Non-disclosure or “non-disparaging” agreements originally began as a way for companies to protect trade secrets, Josephson says. In the financial services industry, they typically contain non-compete clauses to prevent employees jumping ship to work for the competition. But non-disparagement clauses, which bar employees from badmouthing their former companies are growing almost as common in the financial services industry as those used by celebrities to protect their privacy from loose-lipped nannies who talk to the tabloids, he says. “Nowadays people feel empowered to express their opinions online.” (Goldman Sachs did not respond to questions about whether Smith had a non-disclosure agreement.)

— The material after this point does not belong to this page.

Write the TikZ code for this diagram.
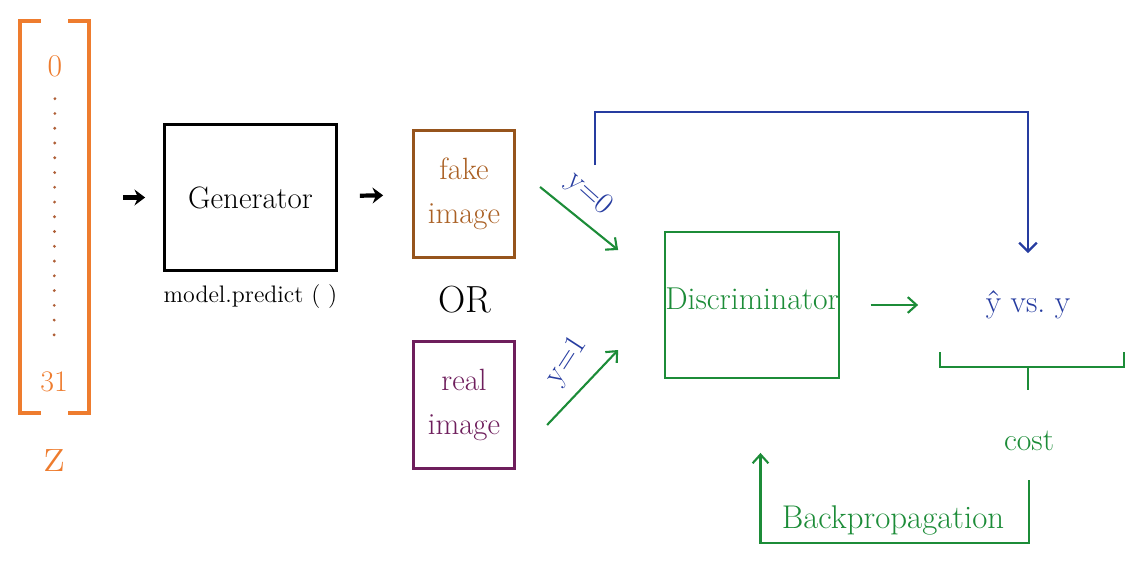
\documentclass[tikz,border=0pt]{standalone}
\usepackage{xcolor}
\usepackage{tikz}
\usetikzlibrary{arrows.meta,positioning}
\definecolor{zorange}{RGB}{238,124,46}
\definecolor{zdots}{RGB}{175,95,55}
\definecolor{fakebrown}{RGB}{150,84,28}
\definecolor{fakeink}{RGB}{170,96,36}
\definecolor{realpurple}{RGB}{110,30,92}
\definecolor{dgreen}{RGB}{28,140,56}
\definecolor{dblue}{RGB}{38,60,160}
\tikzset{
  txt/.style      = { font=\fontsize{#1}{25}\selectfont },
  bigbox/.style   = { draw, rectangle, minimum width=3.44cm, minimum height=2.92cm },
  imgbox/.style   = { draw=#1, line width=1.8pt, minimum width=2.02cm, minimum height=2.54cm, align=center },
  shortarr/.style = { line width=2.4pt, -{Stealth[length=6pt,width=9pt]} },
  garr/.style     = { dgreen, line width=1.2pt, -{Straight Barb[length=5pt,width=9pt]} },
  barr/.style     = { dblue, line width=1.3pt, -{Straight Barb[length=5pt,width=10pt]} },
  zbrk/.style     = { zorange, line width=2.3pt },
  gline/.style    = { dgreen, line width=1.4pt }
}

\begin{document}
\begin{tikzpicture}[x=0.02cm, y=-0.02cm]
\useasboundingbox (0,0) rectangle (1144,561);
% noise vector z
\node[minimum width=1.37cm, minimum height=7.84cm, inner sep=0pt] (zvec) at (54.5,217) {};
\draw[zbrk] ([shift={(21,0)}]zvec.north west) -- (zvec.north west) -- (zvec.south west) -- ++(21,0);
\draw[zbrk] ([shift={(-21,0)}]zvec.north east) -- (zvec.north east) -- (zvec.south east) -- ++(-21,0);
\node[txt=18, text=zorange] (n0) at (55,66) {0};
\node[txt=17, text=zorange] (n31) at (54,382) {31};
\node[txt=29, text=zorange] (zlbl) at (55,461) {z};
\draw[zdots, line width=1.8pt, line cap=round, dash pattern=on 0pt off 8.4pt, shorten <=9pt, shorten >=16.5pt] (n0) -- (n31);

% generator
\node[bigbox, line width=1.7pt, txt=17.6] (gen) at (250.5,197.5) {Generator};
\node[txt=13.6, below=0.13cm of gen] (pred) {model.predict ( )};
\draw[shortarr, shorten <=19.3pt, shorten >=10.2pt] (zvec.east |- gen.west) -- (gen.west);

% fake or real
\node[imgbox=fakebrown, text=fakeink, txt=17.5] (fake) at (464,194) {fake\\image};
\node[txt=21.5] (or) at (465,300) {OR};
\node[imgbox=realpurple, text=realpurple, txt=17.5] (real) at (464,405) {real\\image};
\draw[shortarr, shorten <=12.5pt, shorten >=16.4pt] (gen) -- (fake);

% discriminator
\node[bigbox, draw=dgreen, line width=1.3pt, minimum width=3.4cm, inner sep=0pt, text depth=6.8pt, text=dgreen, txt=18] (disc) at (752,305) {Discriminator};
\draw[garr] ([shift={(24,-7)}]fake.east) -- ([shift={(-46,-55)}]disc.west);
\draw[garr] ([shift={(31,20)}]real.east) -- ([shift={(-46,45)}]disc.west);
\node[txt=17.5, text=dblue, rotate=-42] (ylab0) at (589,194) {y=0};
\node[txt=17.5, text=dblue, rotate=57] (ylab1) at (567,361) {y=1};

% cost and backprop
\node[txt=18, text=dblue] (yvy) at (1028,305) {\^{y} vs.\ y};
\draw[garr, shorten <=17.5pt, shorten >=35pt] (disc) -- (yvy);
\coordinate (ytop) at (595,165);
\draw[barr, shorten >=18pt] (ytop) -- ++(0,-53) -| (yvy.north);
\draw[gline] (940,352) -- (940,367) -- (1124,367) -- (1124,352) (1028,367) -- (1028,390);
\node[txt=18, text=dgreen] (cost) at (1029,441) {cost};
\draw[garr, shorten <=13.2pt, shorten >=42pt] (cost.south) -- ++(0,86) -| ([xshift=0.17cm]disc.south);
\node[txt=18.7, text=dgreen] (bprop) at (893,520) {Backpropagation};
\end{tikzpicture}
\end{document}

But so-called gag orders have ramifications for past and future employees, analysts say. When a member of staff trades silence for a sparkling reference or a higher severance package, they’re less likely to warn their replacement. These incentives to stay quiet are also on the rise. “I’ve seen $100,000 liquid damage agreements,” San Francisco-based employment lawyer Cliff Palefsky says. If an employee breaks them, he or she risks an expensive lawsuit or – perhaps worse – the company may retaliate in the media, Josephson says. However, public policy can override non-disclosure agreements which make unreasonable demands: U.S. Equal Employment Opportunity Commission rules stipulate that employees cannot be prevented from talking about unethical or illegal practices like discrimination. “Everyone should have unfettered freedom to complain to us,” says Justine Lisser, senior attorney and adviser at the office of communications and legislative affairs at the EEOC.

To be sure, experts say such these contracts are difficult to enforce, Josephson says. Once damaging information is tweeted from an anonymous Twitter account or quietly passed onto a news website, Josephson says it may be near impossible to prove its origins. But former employees should be careful what they tweet. As reported, a 140-character post written in haste can result in fines of hundreds of thousands of dollars. Daniel Post-Senning, great-great grandson of the grand dame of etiquette Emily Post, says the decision to follow Smith’s lead depends on what you have to say and the reasons for saying it. “Part of your professional image involves not airing your dirty laundry in public,” he says, “but honesty underlines all good ethics.”